Globalization has made the world richer in many ways. However, rapid technological advances and the increase of global trade flows over the past decades have also catalyzed all kinds of illicit flows. Such unlawful or illegitimate cross-border exchanges are often linked to organized crime and present broader transnational threats to stability and security. The trafficking in drugs, arms, and people, and the associated illicit financial flows are only some examples of the challenges straddling the border between international and domestic security policy.
In the wider context of the challenges which the international order currently faces, such emerging transnational security threats add another layer to the complex security environment policy-makers need to navigate. However, the challenge of illicit flows may also present a silver lining of sorts: As states find themselves faced with similar challenges which they cannot overcome on their own, this could stimulate multilateral cooperation in practice, contributing to a reinvigoration of regional and global governance mechanisms.

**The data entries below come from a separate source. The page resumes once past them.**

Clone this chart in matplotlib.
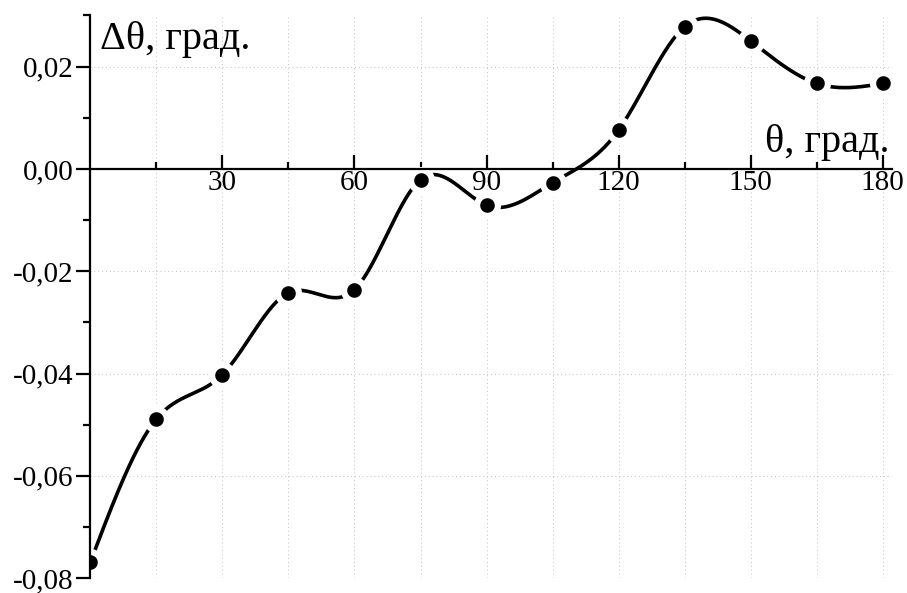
import numpy as np
import matplotlib.pyplot as plt

# measured angle error vs angle
theta = [0, 15, 30, 45, 60, 75, 90, 105, 120, 135, 150, 165, 180]
dtheta = [-0.0769, -0.0489, -0.0402, -0.0242, -0.0236, -0.0021, -0.0071,
          -0.0027, 0.0076, 0.0278, 0.0250, 0.0167, 0.0167]
xticks = [30, 60, 90, 120, 150, 180]
yticks = [-0.08, -0.06, -0.04, -0.02, 0.00, 0.02]
ytick_labels = ['-0,08', '-0,06', '-0,04', '-0,02', '0,00', '0,02']


# natural cubic spline for the smooth curve through the points
def spline(x, y, xs):
    x = np.asarray(x, float)
    y = np.asarray(y, float)
    n = len(x)
    h = np.diff(x)
    A = np.zeros((n, n))
    b = np.zeros(n)
    A[0, 0] = 1
    A[-1, -1] = 1
    for i in range(1, n - 1):
        A[i, i - 1] = h[i - 1]
        A[i, i] = 2 * (h[i - 1] + h[i])
        A[i, i + 1] = h[i]
        b[i] = 6 * ((y[i + 1] - y[i]) / h[i] - (y[i] - y[i - 1]) / h[i - 1])
    M = np.linalg.solve(A, b)
    k = np.clip(np.searchsorted(x, xs) - 1, 0, n - 2)
    t0 = x[k + 1] - xs
    t1 = xs - x[k]
    hk = h[k]
    return (M[k] * t0**3 / (6 * hk) + M[k + 1] * t1**3 / (6 * hk)
            + (y[k] / hk - M[k] * hk / 6) * t0
            + (y[k + 1] / hk - M[k + 1] * hk / 6) * t1)


plt.rcParams['font.family'] = ['Liberation Serif', 'DejaVu Serif']

fig = plt.figure(figsize=(9.07, 5.93), dpi=100)
ax = fig.add_axes([0.0996, 0.025, 0.8834, 0.949])

xs = np.linspace(0, 180, 600)
ax.plot(xs, spline(theta, dtheta, xs), color='black', lw=2.6, zorder=2)
# white rim around each dot leaves a small gap in the curve
ax.plot(theta, dtheta, 'o', color='black', ms=15, mec='white', mew=4.5,
        zorder=2.2)

ax.set_xlim(0, 182)
ax.set_ylim(-0.08, 0.03)

ax.spines['top'].set_visible(False)
ax.spines['right'].set_visible(False)
ax.spines['bottom'].set_position(('data', 0))
ax.spines['left'].set_bounds(-0.08, 0.03)
for s in ('left', 'bottom'):
    ax.spines[s].set_linewidth(1.6)
    ax.spines[s].set_zorder(3)

ax.set_xticks(xticks)
ax.set_xticks(range(15, 181, 30), minor=True)
ax.set_yticks(yticks)
ax.set_yticklabels(ytick_labels)
ax.set_yticks([-0.07, -0.05, -0.03, -0.01, 0.01, 0.03], minor=True)

ax.tick_params(axis='x', which='major', direction='in', length=10, width=1.6,
               labelsize=21, pad=1)
ax.tick_params(axis='x', which='minor', direction='in', length=5, width=1.6)
ax.tick_params(axis='y', which='major', direction='out', length=10, width=1.6,
               labelsize=21, pad=2)
ax.tick_params(axis='y', which='minor', direction='out', length=5, width=1.6)

# vertical grid every 15 degrees, horizontal on major ticks only
for gx in range(15, 181, 15):
    ax.axvline(gx, color='#c0c0c0', lw=0.7, ls=(0, (1, 3)), zorder=1)
for gy in yticks:
    ax.axhline(gy, color='#c0c0c0', lw=0.7, ls=(0, (1, 3)), zorder=1)

ax.text(2.2, 0.0252, 'Δθ, град.', fontsize=29, ha='left', va='center')
ax.text(181.5, 0.0052, 'θ, град.', fontsize=29, ha='right', va='center')

fig.savefig('out.png', dpi=100)
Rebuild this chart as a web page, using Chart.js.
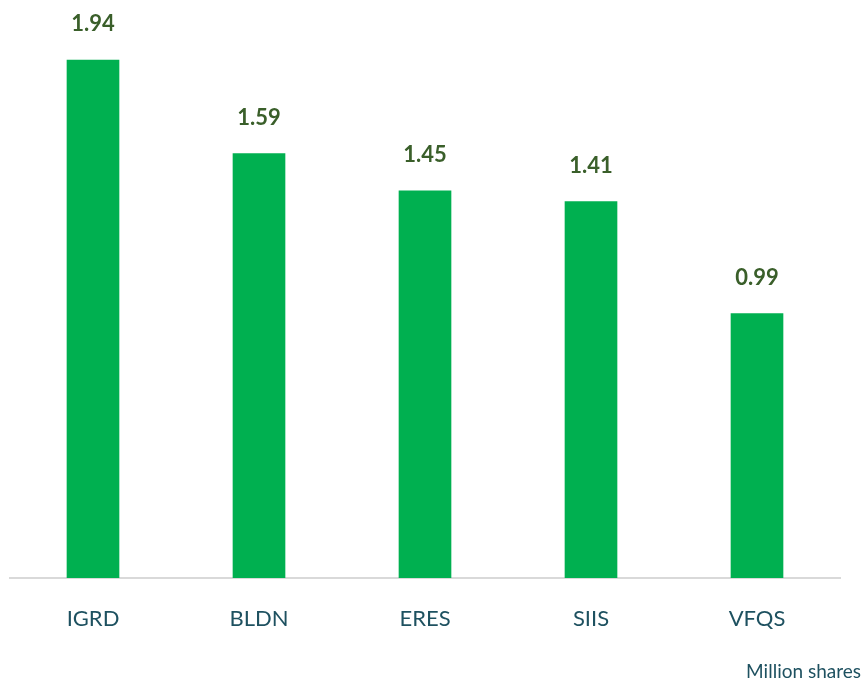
<!DOCTYPE html>
<html>
<head>
<meta charset="utf-8">
<script src="https://cdn.jsdelivr.net/npm/chart.js@4"></script>
<style>
html,body{margin:0;padding:0;background:#fff;}
#wrap{position:relative;width:865px;height:683px;}
</style>
</head>
<body>
<div id="wrap"><canvas id="c" width="865" height="683"></canvas></div>
<script>
const categories = ["IGRD", "BLDN", "ERES", "SIIS", "VFQS"];
const values = [1.94, 1.59, 1.45, 1.41, 0.99];
const unitLabel = "Million shares";

const valueLabels = {
  id: 'valueLabels',
  afterDatasetsDraw(chart) {
    const ctx = chart.ctx;
    const meta = chart.getDatasetMeta(0);
    ctx.save();
    ctx.font = 'bold 22px Lato';
    ctx.fillStyle = '#3a5f2a';
    ctx.textAlign = 'center';
    ctx.textBaseline = 'middle';
    meta.data.forEach((bar, i) => {
      ctx.fillText(values[i].toFixed(2), bar.x, bar.y - 36);
    });
    ctx.font = '19px Lato';
    ctx.fillStyle = '#1e5160';
    ctx.textAlign = 'right';
    ctx.fillText(unitLabel, 861, 672);
    ctx.restore();
  }
};

new Chart(document.getElementById('c'), {
  type: 'bar',
  data: {
    labels: categories,
    datasets: [{
      data: values,
      backgroundColor: '#00b050',
      barThickness: 52
    }]
  },
  options: {
    responsive: false,
    animation: false,
    layout: { padding: { left: 10, right: 25, top: 44, bottom: 0 } },
    plugins: { legend: { display: false }, tooltip: { enabled: false } },
    scales: {
      x: {
        grid: { display: false, drawTicks: false },
        border: { color: '#d9d9d9', width: 2 },
        ticks: { color: '#1e5160', font: { family: 'Lato', size: 22 }, padding: 28 },
        afterFit(scale) { scale.height = 105; }
      },
      y: {
        display: false,
        min: 0,
        max: 2.0
      }
    }
  },
  plugins: [valueLabels]
});
</script>
</body>
</html>
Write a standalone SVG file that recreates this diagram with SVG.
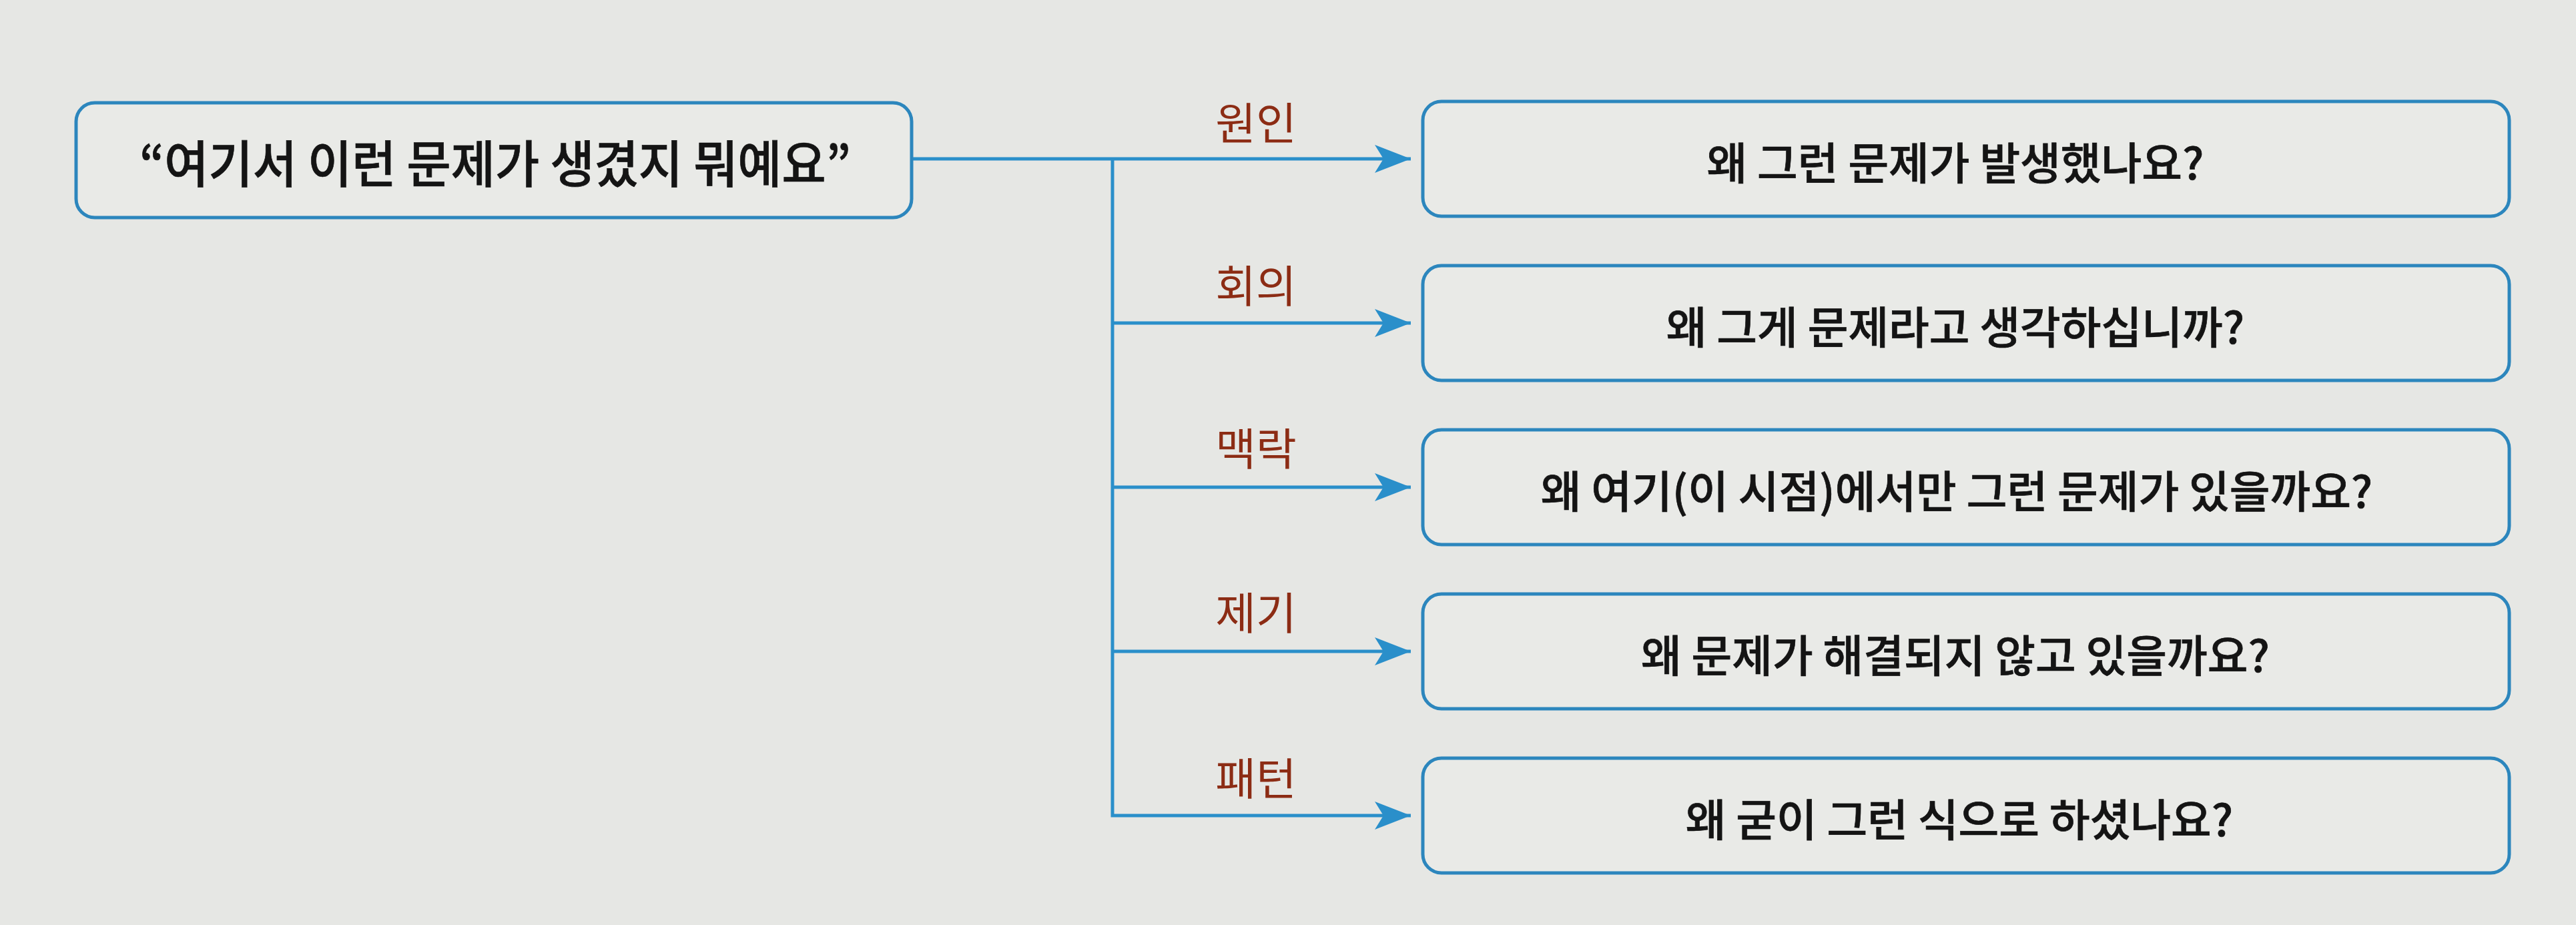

The Munich Security Conference (MSC), true to its 55-year tradition, is committed to doing its part to bring together key actors to foster dialogue and discuss ideas for future cooperation. The MSC's Transnational Security Series aims to provide a high-level forum for decision-makers and experts from policy, academia, and the private sector to discuss strategies on countering the impact of transnational security threats. The Transnational Security Report "Cooperating Across Borders: Tackling Illicit Flows" is part of that effort. It aims to shine a light on selected examples of transnational illicit flows which endanger global security by funding conflicts and perpetuating instability. The report is available in English and in French.
The report focuses on four key areas of illicit flows: people, goods, finance, and data, with selected examples for each. The data analysis and graphics in this report – many of them previously unpublished or updated specifically for this report – were compiled in close cooperation with renowned institutions and experts dedicated to increasing the understanding of illicit flows and transnational organized crime in its different forms.
Given the complexity of the issue, they represent spotlights rather than an exhaustive treatise. As a whole, the report aims to alert decision-makers to the main threats posed by illicit flows and point to possible cooperative approaches, building upon ongoing efforts by multilateral and national bodies around the world.